The news was full of the arraignment of Michael Vick. Celebrity show time, similar to the parade of beautiful people on the red carpet at the Oscars. No substance, however. The federal Court put itself and its personnel through a useless procedure. Lawyers for the government and the accused could have handled the matter by email to the clerk of the Court. They could have told the Court, “Here is a grand jury indictment; a copy has been received and read by the accused; this defense counsel represents the accused; this counsel is satisfied that the accused understands all of his rights; and this accused, for now at least, chooses to put the government to the proof; so we enter a plea of not guilty. As to bail, all of the parties are satisfied with the present conditions of release, a copy of which is in the Court file. Motions may come later, in accordance with the Court’s instructions, rules and schedule.”

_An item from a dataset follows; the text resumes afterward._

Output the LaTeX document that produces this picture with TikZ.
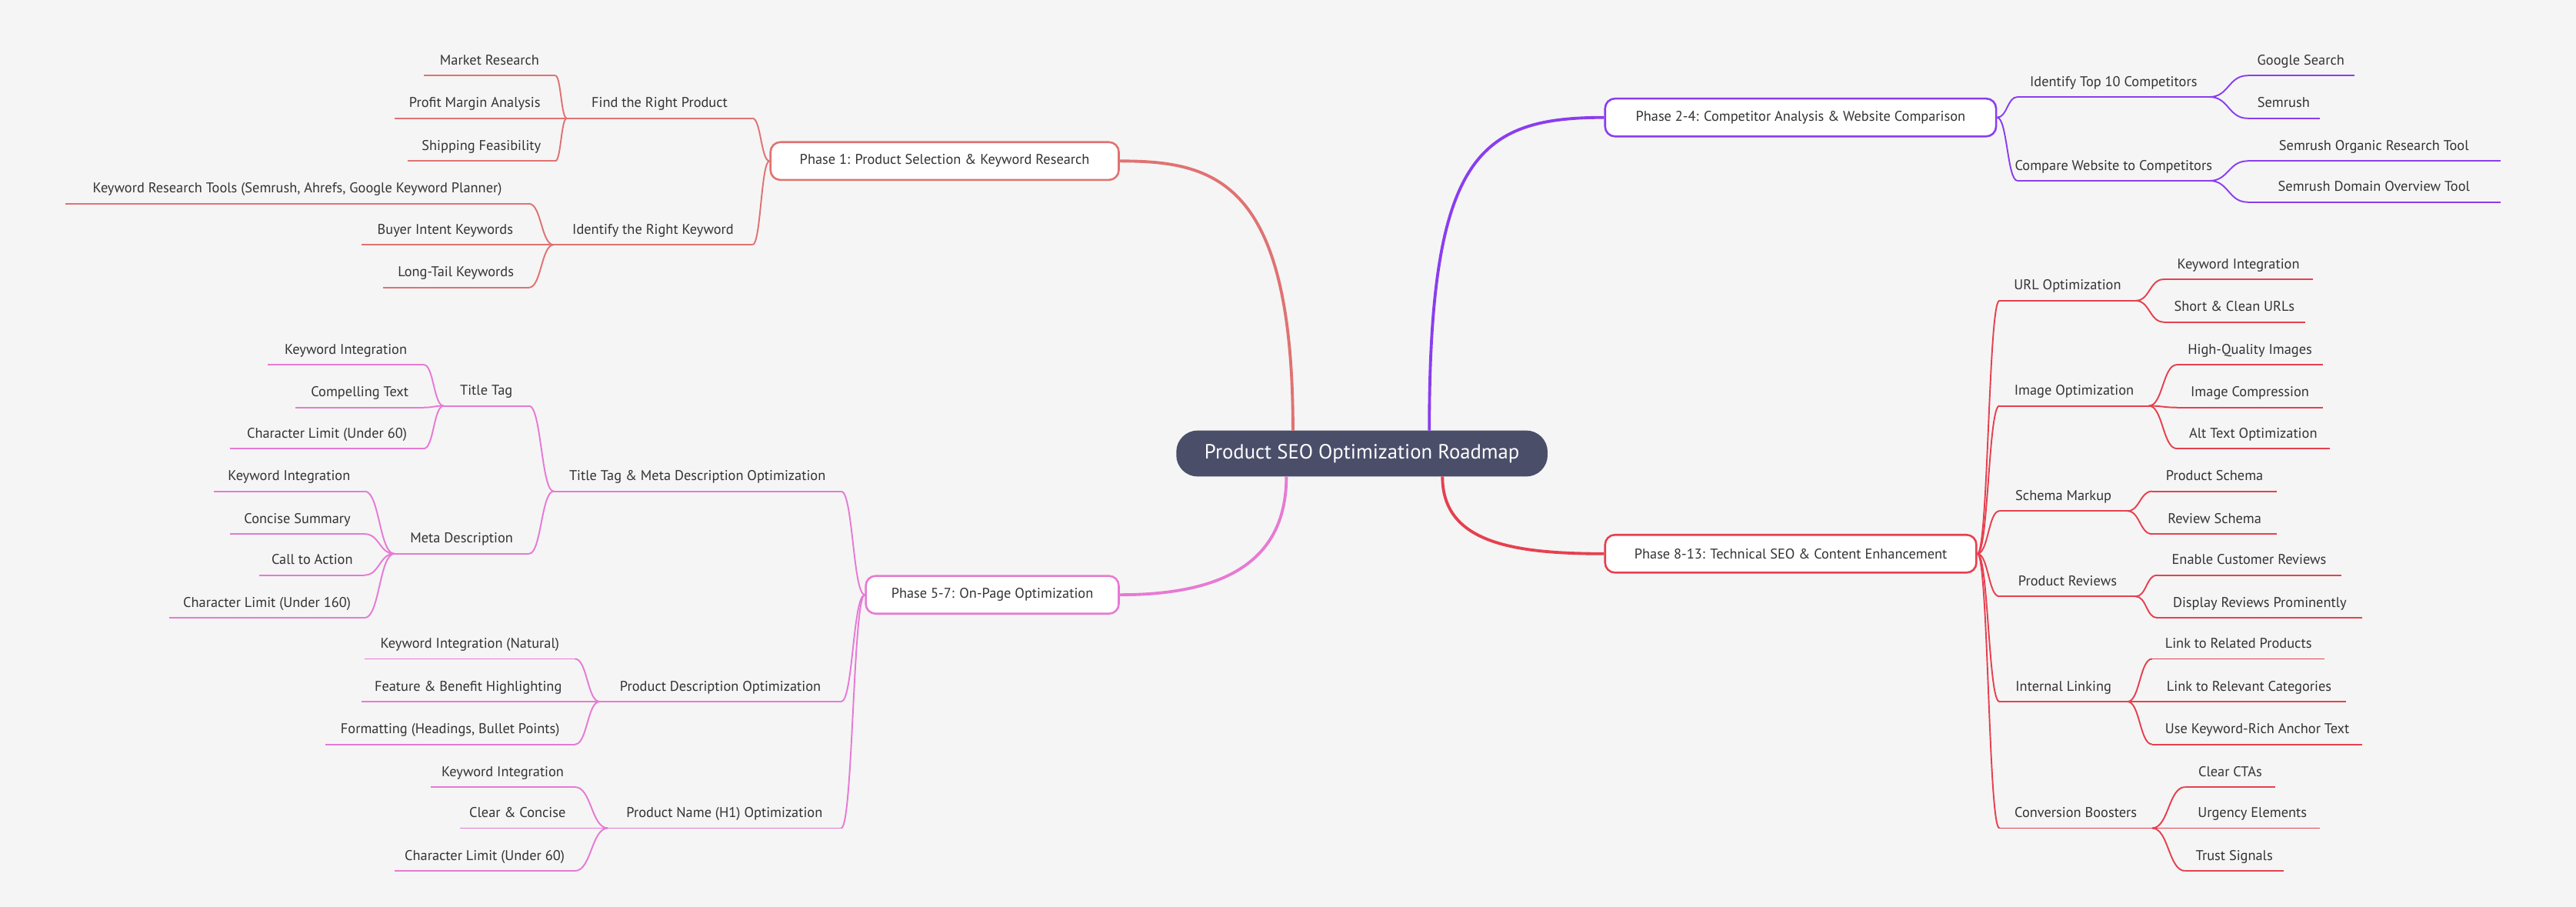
\documentclass[tikz,border=0pt]{standalone}
\usepackage{fontspec}
\setmainfont{PT Sans}
\usetikzlibrary{calc}
\definecolor{bg}{HTML}{F5F5F5}
\definecolor{cA}{HTML}{E07272}
\definecolor{cB}{HTML}{8A3DF0}
\definecolor{cC}{HTML}{E6404F}
\definecolor{cD}{HTML}{E67AD4}
\definecolor{rootc}{HTML}{4A4E69}
\definecolor{txt}{HTML}{333333}
\tikzset{
  ln/.style={line width=0.9pt},
  lbl/.style={inner sep=0pt, text=txt, font=\fontsize{8.6}{10}\selectfont},
  phase/.style={draw=#1, line width=1.2pt, fill=white, rounded corners=6pt, minimum height=23pt, inner sep=0pt, text=txt, font=\fontsize{8.6}{10}\selectfont},
  rootedge/.style={line width=1.8pt}
}
\newcommand\lf[6]{%
  \coordinate (#1-L) at (#2,#4);
  \coordinate (#1-R) at (#3,#4);
  \draw[#6,ln] (#1-L) -- (#1-R);
  \node[lbl,anchor=base] (#1) at ({(#2+#3)/2},{#4-6.5}) {#5};}
\newcommand\cn[3]{%
  \coordinate (tmpm) at ($(#1)!0.5!(#2)$);
  \draw[#3,ln] (#1) .. controls (tmpm |- #1) and (tmpm |- #2) .. (#2);}
\begin{document}
\begin{tikzpicture}[x=1pt,y=-1pt]
\fill[bg] (0,0) rectangle (1568,552);
\useasboundingbox (0,0) rectangle (1568,552);
% root and phases
\node[fill=rootc, rounded corners=13pt, minimum width=226pt, minimum height=28pt, text=white, font=\fontsize{12.5}{14}\selectfont] (root) at (829,276) {Product SEO Optimization Roadmap};
\node[phase=cA, minimum width=212pt] (p1) at (575,98) {Phase 1: Product Selection \& Keyword Research};
\node[phase=cB, minimum width=238pt] (p2) at (1096,71.5) {Phase 2-4: Competitor Analysis \& Website Comparison};
\node[phase=cC, minimum width=226pt] (p3) at (1090,337) {Phase 8-13: Technical SEO \& Content Enhancement};
\node[phase=cD, minimum width=154pt] (p4) at (604,362) {Phase 5-7: On-Page Optimization};
\coordinate (r1) at (787,262); \coordinate (r2) at (870,262);
\coordinate (r3) at (878,290); \coordinate (r4) at (783,290);
\draw[cA,rootedge] (r1) .. controls (787,110) and (740,98) .. (p1.east);
\draw[cB,rootedge] (r2) .. controls (870,95) and (900,71.5) .. (p2.west);
\draw[cC,rootedge] (r3) .. controls (878,330) and (920,337) .. (p3.west);
\draw[cD,rootedge] (r4) .. controls (783,345) and (740,362) .. (p4.east);
% Phase 1
\lf{a1}{345}{458}{72}{Find the Right Product}{cA}
\lf{a11}{258}{338}{46}{Market Research}{cA}
\lf{a12}{240}{338}{72}{Profit Margin Analysis}{cA}
\lf{a13}{248}{338}{98}{Shipping Feasibility}{cA}
\lf{a2}{337}{458}{149}{Identify the Right Keyword}{cA}
\lf{a21}{40}{322}{124}{Keyword Research Tools (Semrush, Ahrefs, Google Keyword Planner)}{cA}
\lf{a22}{220}{322}{149}{Buyer Intent Keywords}{cA}
\lf{a23}{233}{322}{175}{Long-Tail Keywords}{cA}
\cn{p1.west}{a1-R}{cA} \cn{p1.west}{a2-R}{cA}
\cn{a1-L}{a11-R}{cA} \cn{a1-L}{a12-R}{cA} \cn{a1-L}{a13-R}{cA}
\cn{a2-L}{a21-R}{cA} \cn{a2-L}{a22-R}{cA} \cn{a2-L}{a23-R}{cA}
% Phase 5-7
\lf{d1}{337}{512}{299}{Title Tag \& Meta Description Optimization}{cD}
\lf{d11}{270}{322}{247}{Title Tag}{cD}
\lf{d111}{163}{258}{222}{Keyword Integration}{cD}
\lf{d112}{180}{258}{248}{Compelling Text}{cD}
\lf{d113}{140}{258}{273}{Character Limit (Under 60)}{cD}
\lf{d12}{240}{322}{337}{Meta Description}{cD}
\lf{d121}{130}{222}{299}{Keyword Integration}{cD}
\lf{d122}{140}{222}{325}{Concise Summary}{cD}
\lf{d123}{158}{222}{350}{Call to Action}{cD}
\lf{d124}{103}{222}{376}{Character Limit (Under 160)}{cD}
\lf{d2}{365}{512}{427}{Product Description Optimization}{cD}
\lf{d21}{222}{350}{401}{Keyword Integration (Natural)}{cD}
\lf{d22}{220}{350}{427}{Feature \& Benefit Highlighting}{cD}
\lf{d23}{198}{350}{453}{Formatting (Headings, Bullet Points)}{cD}
\lf{d3}{370}{512}{504}{Product Name (H1) Optimization}{cD}
\lf{d31}{262}{350}{479}{Keyword Integration}{cD}
\lf{d32}{280}{350}{504}{Clear \& Concise}{cD}
\lf{d33}{240}{350}{530}{Character Limit (Under 60)}{cD}
\cn{p4.west}{d1-R}{cD} \cn{p4.west}{d2-R}{cD} \cn{p4.west}{d3-R}{cD}
\cn{d1-L}{d11-R}{cD} \cn{d1-L}{d12-R}{cD}
\cn{d11-L}{d111-R}{cD} \cn{d11-L}{d112-R}{cD} \cn{d11-L}{d113-R}{cD}
\cn{d12-L}{d121-R}{cD} \cn{d12-L}{d122-R}{cD} \cn{d12-L}{d123-R}{cD} \cn{d12-L}{d124-R}{cD}
\cn{d2-L}{d21-R}{cD} \cn{d2-L}{d22-R}{cD} \cn{d2-L}{d23-R}{cD}
\cn{d3-L}{d31-R}{cD} \cn{d3-L}{d32-R}{cD} \cn{d3-L}{d33-R}{cD}
% Phase 2-4
\lf{b1}{1228}{1345}{59}{Identify Top 10 Competitors}{cB}
\lf{b11}{1368}{1433}{46}{Google Search}{cB}
\lf{b12}{1368}{1412}{72}{Semrush}{cB}
\lf{b2}{1228}{1345}{110}{Compare Website to Competitors}{cB}
\lf{b21}{1368}{1522}{98}{Semrush Organic Research Tool}{cB}
\lf{b22}{1368}{1522}{123}{Semrush Domain Overview Tool}{cB}
\cn{p2.east}{b1-L}{cB} \cn{p2.east}{b2-L}{cB}
\cn{b1-R}{b11-L}{cB} \cn{b1-R}{b12-L}{cB}
\cn{b2-R}{b21-L}{cB} \cn{b2-R}{b22-L}{cB}
% Phase 8-13
\lf{c1}{1217}{1300}{183}{URL Optimization}{cC}
\lf{c11}{1317}{1408}{170}{Keyword Integration}{cC}
\lf{c12}{1317}{1403}{196}{Short \& Clean URLs}{cC}
\lf{c2}{1217}{1308}{247}{Image Optimization}{cC}
\lf{c21}{1325}{1414}{222}{High-Quality Images}{cC}
\lf{c22}{1325}{1414}{248}{Image Compression}{cC}
\lf{c23}{1325}{1418}{273}{Alt Text Optimization}{cC}
\lf{c3}{1217}{1295}{311}{Schema Markup}{cC}
\lf{c31}{1310}{1386}{299}{Product Schema}{cC}
\lf{c32}{1310}{1386}{325}{Review Schema}{cC}
\lf{c4}{1217}{1300}{363}{Product Reviews}{cC}
\lf{c41}{1313}{1425}{350}{Enable Customer Reviews}{cC}
\lf{c42}{1313}{1438}{376}{Display Reviews Prominently}{cC}
\lf{c5}{1217}{1295}{427}{Internal Linking}{cC}
\lf{c51}{1310}{1415}{401}{Link to Related Products}{cC}
\lf{c52}{1310}{1428}{427}{Link to Relevant Categories}{cC}
\lf{c53}{1310}{1438}{453}{Use Keyword-Rich Anchor Text}{cC}
\lf{c6}{1217}{1310}{504}{Conversion Boosters}{cC}
\lf{c61}{1330}{1385}{479}{Clear CTAs}{cC}
\lf{c62}{1330}{1412}{504}{Urgency Elements}{cC}
\lf{c63}{1330}{1390}{530}{Trust Signals}{cC}
\foreach \k in {1,...,6} {\cn{p3.east}{c\k-L}{cC}}
\cn{c1-R}{c11-L}{cC} \cn{c1-R}{c12-L}{cC}
\cn{c2-R}{c21-L}{cC} \cn{c2-R}{c22-L}{cC} \cn{c2-R}{c23-L}{cC}
\cn{c3-R}{c31-L}{cC} \cn{c3-R}{c32-L}{cC}
\cn{c4-R}{c41-L}{cC} \cn{c4-R}{c42-L}{cC}
\cn{c5-R}{c51-L}{cC} \cn{c5-R}{c52-L}{cC} \cn{c5-R}{c53-L}{cC}
\cn{c6-R}{c61-L}{cC} \cn{c6-R}{c62-L}{cC} \cn{c6-R}{c63-L}{cC}
\end{tikzpicture}
\end{document}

At the time of the arrest, the accused is taken to a Magistrate for an initial appearance, advised of his rights, given an opportunity to ask for conditions of release (including bail and ankle bracelet, if any), and the case is dismissed (no probable cause) or held over for action of the grand jury (the grand inquest), for no one may be prosecuted for felony unless on indictment (or in some state Courts, on information, a charging paper signed and filed by the District Attorney). The accused can ask to be allowed to talk to the grand jury, subject to cross examination by the prosecutor, but may choose to “lawyer up,” as Sipowitz and others on NYPD say. No inference is supposed to be drawn from an accused remaining silent.

Money (salaries and fees) could have been saved, to be applied to the criminal justice system in more worthwhile ways. Incidentally, there is no legal difference between the wording of the plea made by O. J. Simpson, and that made by Vick. O. J.’s plea of “absolutely, 100% not guilty.” or words to that effect, should have brought more heat on him and his lawyers than Judge Ito meted out.

It may be said that this post is much ado about little. Actually, it is a lead-in to general, overall discussion of reform of the procedure that we use in the criminal justice system, State and federal. Most cases end in plea agreements. Why waste Court (judges, lawyers, bailiffs, security people) time on this procedure? In New Mexico we have brought prisoners down from Santa Fe (in cases in which they were accused in Albuquerque but held for safekeeping, as very dangerous, in the penitentiary in Santa Fe), for arraignment in Albuquerque. That is a waste.

There is one reason that I can put forth for the ritual of arraignment. It is a show for the public and as such perhaps increases the deterrent effect of the criminal law. You may say that the accused may waive arraignment, but only with consent of the Judge and prosecutor. I propose the email arraignment, and let all public records be on line.